Stored records ▸

=-=-=-=-=

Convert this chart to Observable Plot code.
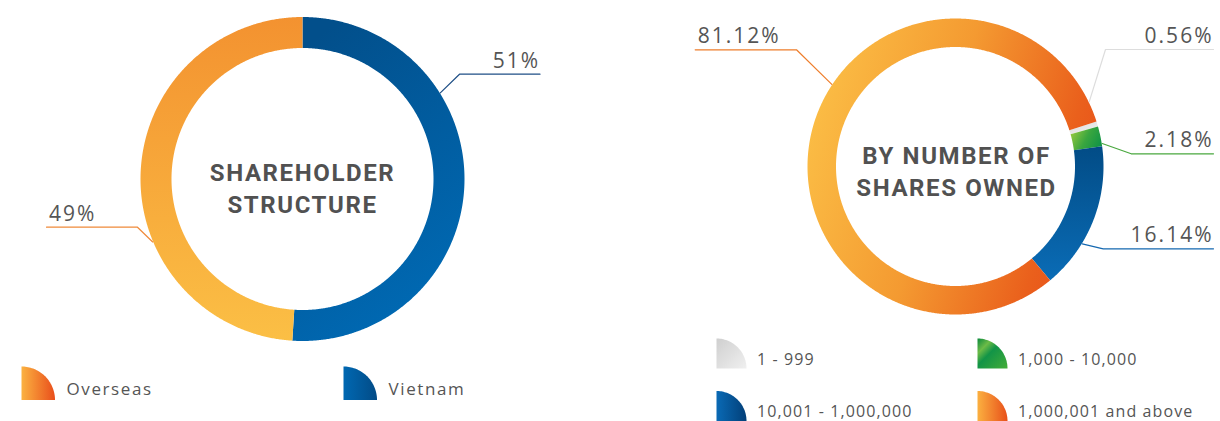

=-=-=-=-=

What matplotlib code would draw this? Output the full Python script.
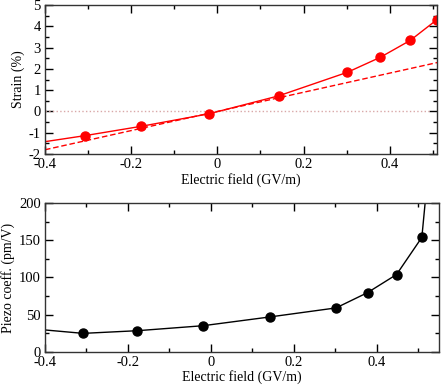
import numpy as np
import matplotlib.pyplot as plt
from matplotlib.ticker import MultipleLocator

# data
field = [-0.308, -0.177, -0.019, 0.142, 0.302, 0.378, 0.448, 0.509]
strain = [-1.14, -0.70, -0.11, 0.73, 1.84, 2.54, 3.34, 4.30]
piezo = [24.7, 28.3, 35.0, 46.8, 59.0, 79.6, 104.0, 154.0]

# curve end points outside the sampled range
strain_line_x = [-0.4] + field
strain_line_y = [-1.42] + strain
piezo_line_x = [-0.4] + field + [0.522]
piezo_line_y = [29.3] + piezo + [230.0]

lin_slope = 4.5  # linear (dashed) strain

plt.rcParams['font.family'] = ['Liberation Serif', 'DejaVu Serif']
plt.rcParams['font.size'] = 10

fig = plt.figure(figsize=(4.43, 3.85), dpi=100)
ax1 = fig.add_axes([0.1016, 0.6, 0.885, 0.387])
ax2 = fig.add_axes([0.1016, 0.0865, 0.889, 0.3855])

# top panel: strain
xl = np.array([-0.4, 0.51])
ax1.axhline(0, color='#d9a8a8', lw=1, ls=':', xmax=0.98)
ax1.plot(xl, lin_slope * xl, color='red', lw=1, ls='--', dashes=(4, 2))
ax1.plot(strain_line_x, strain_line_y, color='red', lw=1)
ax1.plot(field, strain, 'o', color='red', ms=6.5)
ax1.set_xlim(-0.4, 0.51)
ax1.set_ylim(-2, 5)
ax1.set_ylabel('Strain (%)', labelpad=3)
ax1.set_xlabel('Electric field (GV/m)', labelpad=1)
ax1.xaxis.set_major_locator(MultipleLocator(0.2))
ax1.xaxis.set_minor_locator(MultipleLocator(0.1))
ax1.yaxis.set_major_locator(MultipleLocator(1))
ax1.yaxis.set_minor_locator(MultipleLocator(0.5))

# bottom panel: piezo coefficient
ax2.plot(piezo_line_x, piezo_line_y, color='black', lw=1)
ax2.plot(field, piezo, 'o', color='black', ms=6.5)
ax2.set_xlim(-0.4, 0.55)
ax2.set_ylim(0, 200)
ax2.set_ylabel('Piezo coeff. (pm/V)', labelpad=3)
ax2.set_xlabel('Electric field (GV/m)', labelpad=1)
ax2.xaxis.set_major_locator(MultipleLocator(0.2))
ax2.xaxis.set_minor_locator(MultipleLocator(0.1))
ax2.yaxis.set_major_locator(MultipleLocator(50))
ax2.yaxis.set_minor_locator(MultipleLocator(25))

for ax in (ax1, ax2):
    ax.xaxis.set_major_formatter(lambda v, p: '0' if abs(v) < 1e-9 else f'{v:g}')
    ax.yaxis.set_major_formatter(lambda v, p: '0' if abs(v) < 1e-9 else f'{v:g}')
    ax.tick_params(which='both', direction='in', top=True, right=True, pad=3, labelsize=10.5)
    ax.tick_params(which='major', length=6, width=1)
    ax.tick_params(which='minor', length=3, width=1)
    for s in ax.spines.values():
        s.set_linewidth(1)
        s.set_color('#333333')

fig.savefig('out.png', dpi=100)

=-=-=-=-=

The task ▸ Pictures stay out: repeat exactly only the lines from the one with "What matplotlib code" through the one with "ax2 = fig.add_axes([0.1016, 0.0865, 0.889, 0.3855])".

The solution ▸
What matplotlib code would draw this? Output the full Python script.
import numpy as np
import matplotlib.pyplot as plt
from matplotlib.ticker import MultipleLocator

# data
field = [-0.308, -0.177, -0.019, 0.142, 0.302, 0.378, 0.448, 0.509]
strain = [-1.14, -0.70, -0.11, 0.73, 1.84, 2.54, 3.34, 4.30]
piezo = [24.7, 28.3, 35.0, 46.8, 59.0, 79.6, 104.0, 154.0]

# curve end points outside the sampled range
strain_line_x = [-0.4] + field
strain_line_y = [-1.42] + strain
piezo_line_x = [-0.4] + field + [0.522]
piezo_line_y = [29.3] + piezo + [230.0]

lin_slope = 4.5  # linear (dashed) strain

plt.rcParams['font.family'] = ['Liberation Serif', 'DejaVu Serif']
plt.rcParams['font.size'] = 10

fig = plt.figure(figsize=(4.43, 3.85), dpi=100)
ax1 = fig.add_axes([0.1016, 0.6, 0.885, 0.387])
ax2 = fig.add_axes([0.1016, 0.0865, 0.889, 0.3855])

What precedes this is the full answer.